_Task directions:_ Return precisely the span of lines from the top of the material below to the line containing "const lastLabeledMonth = 162;", both included. Pictures are excluded.

------------------------------------------------------------

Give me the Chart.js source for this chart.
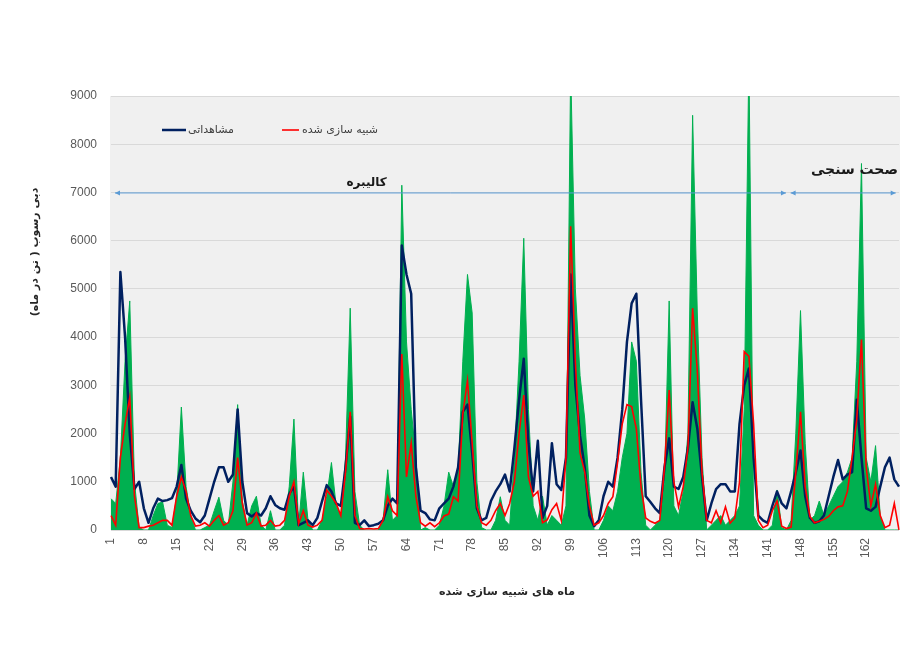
<!DOCTYPE html>
<html>
<head>
<meta charset="utf-8">
<script src="https://cdn.jsdelivr.net/npm/chart.js@4.4.1/dist/chart.umd.min.js"></script>
<style>
  html, body { margin: 0; padding: 0; background: #ffffff; }
  canvas { display: block; }
</style>
</head>
<body>
<canvas id="c" width="908" height="659"></canvas>
<script>
// ---------------- DATA ----------------
const monthCount = 169;
const months = [];
for (let i = 1; i <= monthCount; i++) months.push(String(i));
const lastLabeledMonth = 162;

const observed = [
  1100, 900, 5350, 4000, 2000, 850, 1000, 450, 150, 450,
  650, 600, 620, 660, 900, 1350, 650, 400, 240, 160,
  300, 650, 1000, 1300, 1300, 1000, 1150, 2500, 1000, 350,
  280, 350, 300, 450, 700, 520, 450, 420, 750, 900,
  100, 150, 200, 100, 250, 600, 930, 800, 550, 500,
  1300, 2350, 150, 100, 200, 80, 100, 130, 200, 500,
  650, 550, 5900, 5300, 4900, 1300, 400, 350, 220, 200,
  450, 550, 650, 900, 1300, 2450, 2600, 1600, 450, 200,
  250, 600, 800, 950, 1150, 800, 1700, 2700, 3550, 1800,
  800, 1850, 250, 500, 1800, 950, 830, 1500, 5300, 3000,
  1950, 1300, 300, 80, 200, 700, 1000, 900, 1500, 2500,
  3900, 4700, 4900, 2700, 700, 580, 450, 350, 1300, 1900,
  900, 850, 1100, 1700, 2650, 2100, 1100, 200, 550, 850,
  950, 950, 800, 800, 2200, 3000, 3350, 1500, 300, 200,
  150, 500, 800, 550, 450, 800, 1200, 1650, 700, 250,
  150, 180, 300, 700, 1100, 1450, 1050, 1150, 1200, 2700,
  1500, 450, 400, 480, 900, 1300, 1500, 1050, 900
];

const simulated = [
  300, 100, 1500, 2200, 2750, 700, 50, 50, 80, 100,
  150, 200, 200, 100, 700, 1100, 800, 300, 80, 100,
  150, 80, 200, 300, 100, 150, 400, 1500, 550, 100,
  150, 350, 80, 100, 200, 80, 100, 200, 700, 1000,
  130, 400, 100, 60, 100, 200, 830, 700, 550, 300,
  1200, 2450, 300, 30, 20, 30, 20, 30, 200, 690,
  400, 300, 3650, 1100, 1800, 700, 150, 80, 150, 70,
  150, 290, 330, 690, 600, 2400, 3100, 1800, 500, 150,
  100, 200, 400, 550, 300, 550, 1000, 2000, 2800, 1100,
  700, 800, 150, 210, 420, 550, 200, 1500, 6300, 3500,
  1600, 1200, 500, 100, 150, 300, 550, 690, 1400, 2200,
  2600, 2560, 2100, 900, 250, 180, 140, 200, 1300, 2900,
  1000, 480, 900, 1700, 4600, 3300, 1200, 200, 150, 400,
  150, 480, 140, 250, 1000, 3700, 3600, 2200, 200, 50,
  100, 400, 600, 80, 30, 60, 1200, 2450, 900, 280,
  150, 180, 220, 280, 400, 480, 500, 800, 1500, 2300,
  3950, 1300, 500, 950, 300, 50, 100, 550, 0
];

const greenArea = [
  650, 550, 1500, 3500, 4750, 1000, 50, 0, 0, 300,
  550, 580, 100, 50, 700, 2550, 900, 300, 0, 0,
  50, 100, 400, 680, 200, 100, 1000, 2600, 600, 100,
  500, 700, 100, 0, 400, 0, 0, 100, 900, 2300,
  100, 1200, 200, 0, 0, 200, 700, 1400, 500, 300,
  1500, 4600, 800, 100, 0, 0, 0, 0, 200, 1250,
  200, 300, 7150, 3900, 2500, 1500, 0, 50, 0, 0,
  100, 500, 1200, 900, 1200, 3500, 5300, 4500, 1000, 50,
  0, 0, 200, 690, 200, 100, 1500, 3500, 6050, 2500,
  500, 200, 700, 100, 300, 200, 100, 500, 9600, 5000,
  3200, 2300, 800, 0, 0, 200, 500, 400, 800, 1500,
  2000, 3900, 3500, 1200, 100, 0, 100, 200, 1000, 4750,
  500, 300, 800, 2000, 8600, 4500, 1500, 0, 100, 200,
  300, 100, 200, 300, 500, 2500, 9800, 300, 100, 0,
  0, 100, 830, 50, 0, 200, 2000, 4550, 1800, 200,
  300, 600, 300, 500, 700, 900, 1000, 1200, 1500, 3500,
  7600, 1500, 1000, 1750, 300, 0, 0, 0, 0
];

// periods (category index range, 0-based, fractional allowed) and their labels
const calibRange = [0.85, 143.9];
const validRange = [144.9, 167.3];
const periodLevel = 7000;
const calibLabel = 'کالیبره';
const validLabel = 'صحت سنجی';

const seriesNames = ['مشاهداتی', 'شبیه سازی شده'];
const yTitle = 'دبی رسوب ( تن در ماه)';
const xTitle = 'ماه های شبیه سازی شده';

// ---------------- PLUGINS ----------------
const faFont = '"DejaVu Sans", "Noto Sans", sans-serif';

const backgroundPlugin = {
  id: 'plotBg',
  beforeDraw(chart) {
    const { ctx, chartArea: a, width, height } = chart;
    ctx.save();
    ctx.fillStyle = '#ffffff';
    ctx.fillRect(0, 0, width, height);
    ctx.fillStyle = '#f0f0f0';
    ctx.fillRect(a.left - 1, a.top, a.right - a.left + 2, a.bottom - a.top);
    ctx.restore();
  }
};

function arrowHead(ctx, x, y, dir) {
  ctx.beginPath();
  ctx.moveTo(x, y);
  ctx.lineTo(x - dir * 5, y - 2.5);
  ctx.lineTo(x - dir * 5, y + 2.5);
  ctx.closePath();
  ctx.fill();
}

const annotationPlugin = {
  id: 'annot',
  afterDatasetsDraw(chart) {
    const { ctx } = chart;
    const xs = chart.scales.x, ys = chart.scales.y;
    const yLev = ys.getPixelForValue(periodLevel);
    ctx.save();
    ctx.strokeStyle = '#5b9bd5';
    ctx.fillStyle = '#5b9bd5';
    ctx.lineWidth = 1;
    [calibRange, validRange].forEach(r => {
      const x1 = xs.getPixelForValue(r[0]);
      const x2 = xs.getPixelForValue(r[1]);
      ctx.beginPath();
      ctx.moveTo(x1, yLev + 0.5);
      ctx.lineTo(x2, yLev + 0.5);
      ctx.stroke();
      arrowHead(ctx, x1, yLev + 0.5, -1);
      arrowHead(ctx, x2, yLev + 0.5, 1);
    });
    ctx.fillStyle = '#1a1a1a';
    ctx.textAlign = 'center';
    ctx.textBaseline = 'middle';
    ctx.font = 'bold 12px ' + faFont;
    const cx = xs.getPixelForValue(54.5);
    ctx.fillText(calibLabel, cx, yLev - 10);
    ctx.font = 'bold 14px ' + faFont;
    const vx = xs.getPixelForValue(158.5);
    ctx.fillText(validLabel, vx, yLev - 22);

    // legend inside plot
    const ly = 130;
    ctx.lineWidth = 2.5;
    ctx.strokeStyle = '#002060';
    ctx.beginPath(); ctx.moveTo(162, ly); ctx.lineTo(186, ly); ctx.stroke();
    ctx.lineWidth = 1.6;
    ctx.strokeStyle = '#ff0000';
    ctx.beginPath(); ctx.moveTo(282, ly); ctx.lineTo(299, ly); ctx.stroke();
    ctx.fillStyle = '#404040';
    ctx.textAlign = 'left';
    ctx.font = '11px ' + faFont;
    ctx.fillText(seriesNames[0], 188, ly);
    ctx.fillText(seriesNames[1], 302, ly);

    // axis titles
    ctx.fillStyle = '#262626';
    ctx.font = 'bold 11px ' + faFont;
    ctx.textAlign = 'center';
    ctx.fillText(xTitle, 507, 592);
    ctx.translate(35, 252);
    ctx.rotate(-Math.PI / 2);
    ctx.fillText(yTitle, 0, 0);
    ctx.restore();
  }
};

// ---------------- CHART ----------------
const tickFont = { family: '"Liberation Sans", Arial, sans-serif', size: 12 };

new Chart(document.getElementById('c'), {
  type: 'line',
  data: {
    labels: months,
    datasets: [
      {
        label: seriesNames[0],
        data: observed,
        borderColor: '#002060',
        borderWidth: 2.5,
        borderJoinStyle: 'round',
        pointRadius: 0,
        fill: false,
        tension: 0,
        order: 2
      },
      {
        label: seriesNames[1],
        data: simulated,
        borderColor: '#ff0000',
        borderWidth: 1.6,
        pointRadius: 0,
        fill: false,
        tension: 0,
        order: 1
      },
      {
        label: '',
        data: greenArea,
        borderColor: '#00b050',
        backgroundColor: '#00b050',
        borderWidth: 1,
        pointRadius: 0,
        fill: 'origin',
        tension: 0,
        order: 3
      }
    ]
  },
  options: {
    responsive: false,
    animation: false,
    events: [],
    layout: { padding: { top: 96, right: 9, bottom: 0, left: 0 } },
    plugins: { legend: { display: false }, tooltip: { enabled: false } },
    scales: {
      x: {
        offset: false,
        grid: { display: false, drawTicks: false },
        border: { display: false },
        ticks: {
          autoSkip: false,
          maxRotation: 90,
          minRotation: 90,
          padding: 8,
          color: '#595959',
          font: tickFont,
          callback: (v, i) => (i % 7 === 0 && i + 1 <= lastLabeledMonth ? months[i] : '')
        },
        afterFit(s) { s.height = 129; s.paddingRight = 0; s.paddingLeft = 0; }
      },
      y: {
        min: 0,
        max: 9000,
        ticks: { stepSize: 1000, padding: 14, color: '#595959', font: tickFont, callback: v => String(v) },
        grid: { color: '#d9d9d9', drawTicks: false },
        border: { display: false },
        afterFit(s) { s.width = 111; }
      }
    }
  },
  plugins: [backgroundPlugin, annotationPlugin]
});
</script>
</body>
</html>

------------------------------------------------------------

_Correct response:_
Give me the Chart.js source for this chart.
<!DOCTYPE html>
<html>
<head>
<meta charset="utf-8">
<script src="https://cdn.jsdelivr.net/npm/chart.js@4.4.1/dist/chart.umd.min.js"></script>
<style>
  html, body { margin: 0; padding: 0; background: #ffffff; }
  canvas { display: block; }
</style>
</head>
<body>
<canvas id="c" width="908" height="659"></canvas>
<script>
// ---------------- DATA ----------------
const monthCount = 169;
const months = [];
for (let i = 1; i <= monthCount; i++) months.push(String(i));
const lastLabeledMonth = 162;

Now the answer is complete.